SABES QUEM EU SOU?
CRÓNICA: SABES QUEM EU SOU?
O ex-oficial de que vos falarei hoje era uma espécie de “deus” lá no meu Golfe, na década de 90.
Mwata que era, fazia compras no JUMBO e na Loja dos Oficiais, aliás tinha a maior casa do bairro já com ar condicionado naquela altura e muita bufunfa, muito mais do que aquele kota que cozinhava feijão com notas de dólares e muito mais do que aquele que lavava o carro com água mineral!
Fazer uma ultrapassagem a viatura dele era um crime de “lesa pátria”. O homem seguia o outro automobilista, e não importava o local, e quem estivesse, ele esbofeteava-o como se fosse seu filho.
– Quem te mandou me ultrapassar?
Sempre que essa pergunta era ouvida, já sabíamos que algum adulto seria galhetado e para nós crianças, sem a maldade dos adultos, era um deleite ver um kota levar como uma de nós.
Só depois de adulto é que percebi que aquilo que o tal ex-oficial fazia era uma forma de violência contra a dignidade daqueles adultos.
Não é que o kota se arranjou mbora um kizango daqueles bem grande no serviço! Perdeu a patente, o cargo e o emprego.
Os anos passaram como cometa, ele deixou de ser uma ameaça para os automobilistas, até as crianças do bairro perderam o medo. O homem tornou-se num lobo velho e solitário, a matilha o abandonou.
Não sei se eram as lembranças da boa vida, ou a dor de tudo que perdeu, bens, prestígio e amigos, o kota apanhou três tromboses de rajada. Não resistiu, faleceu sozinho, sem a mulher, sem os filhos e sem amigos. Morreu como nós, pobre e mortal.
A vizinhança fez o óbito.
Era mesmo óbito de verdade, não é esses óbitos de agora de se coçar.
No dia do enterro, foram apenas alguns vizinhos e o cão, que também, nunca o abandonou.
A cerimónia foi rápida. Silêncio sinistro num dia e local como aquele (nós africanos somos barulhentos nessas ocasiões). Um acto triste, não devido à morte, mas, pelo silêncio ruidoso. Não havia ninguém para chorar aquele corpo. Um enterro e uma pessoa que seriam esquecidos, sem choro, nem lamentações.
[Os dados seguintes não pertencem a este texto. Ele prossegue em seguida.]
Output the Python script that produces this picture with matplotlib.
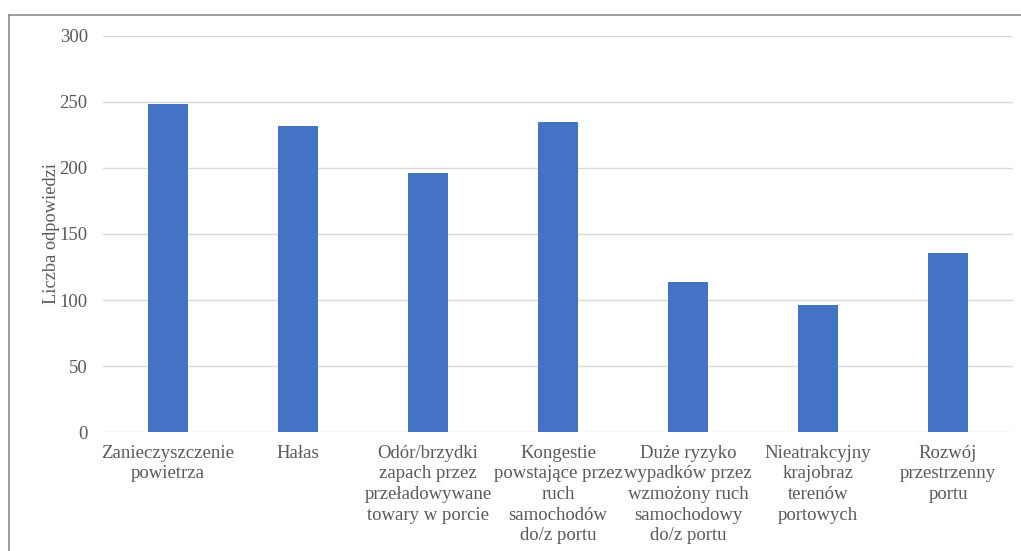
import matplotlib
matplotlib.use("Agg")
import matplotlib.pyplot as plt
from matplotlib.lines import Line2D

categories = [
    "Zanieczyszczenie\npowietrza",
    "Hałas",
    "Odór/brzydki\nzapach przez\nprzeładowywane\ntowary w porcie",
    "Kongestie\npowstające przez\nruch\nsamochodów\ndo/z portu",
    "Duże ryzyko\nwypadków przez\nwzmożony ruch\nsamochodowy\ndo/z portu",
    "Nieatrakcyjny\nkrajobraz\nterenów\nportowych",
    "Rozwój\nprzestrzenny\nportu",
]
values = [248, 232, 196, 235, 114, 96, 136]
y_ticks = [0, 50, 100, 150, 200, 250, 300]

text_color = "#595959"
plt.rcParams["font.family"] = ["Liberation Serif", "DejaVu Serif"]

W, H = 1021, 551
fig = plt.figure(figsize=(W / 100, H / 100), dpi=100)
ax = fig.add_axes([103 / W, 1 - 432.3 / H, (1013 - 103) / W, (432.3 - 35.7) / H])

x = range(len(categories))
ax.bar(x, values, width=0.31, color="#4472C4", zorder=3)

ax.set_xlim(-0.5, len(categories) - 0.5)
ax.set_ylim(0, 300)
ax.set_yticks(y_ticks)
ax.set_xticks(list(x))
ax.set_xticklabels(categories, fontsize=13.5, color=text_color, linespacing=1.28)
ax.tick_params(axis="y", labelsize=13.5, labelcolor=text_color, length=0, pad=11)
ax.tick_params(axis="x", length=0, pad=9)
ax.grid(axis="y", color="#d9d9d9", linewidth=1, zorder=0)
for s in ax.spines.values():
    s.set_visible(False)

ax.set_ylabel("Liczba odpowiedzi", fontsize=13.2, color=text_color, labelpad=0)

# outer frame (left and top edges)
fig.add_artist(Line2D([8.5 / W, 8.5 / W], [0, 1 - 14.5 / H], transform=fig.transFigure,
                      color="#8c8c8c", linewidth=1.2))
fig.add_artist(Line2D([8.5 / W, 1.0], [1 - 14.5 / H, 1 - 14.5 / H], transform=fig.transFigure,
                      color="#8c8c8c", linewidth=1.2))

fig.savefig("out.png", dpi=100, facecolor="white")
O enterro talvez tenha sido um último gesto de misercórdia da vizinhaça que durante anos, sofreu às mãos daquele indivíduo.
A cerimónia fúnebre foi brevíssima, Mais triste ainda foi chegar à casa do óbito e não ter ninguém para cumprimentar, nem viúva, nem órfãos, ninguém.
Quando olhei naquele sujeito pedrificado na morte, não pude deixar de, naqueles instantes, reflectir na existência humana.
A vaidade, a petolância, o rebaixar o próximo, enfim, pensar que se é mais pessoa que a outra por causa da beleza, nível de escolaridade ou bens materiais é cada vez mais comum nos dias que correm.
Mas, essa atitude de inferiorizar o semelhante é como tentar guardar água na peneira, já que somos pó, e nada levaremos deste mundo!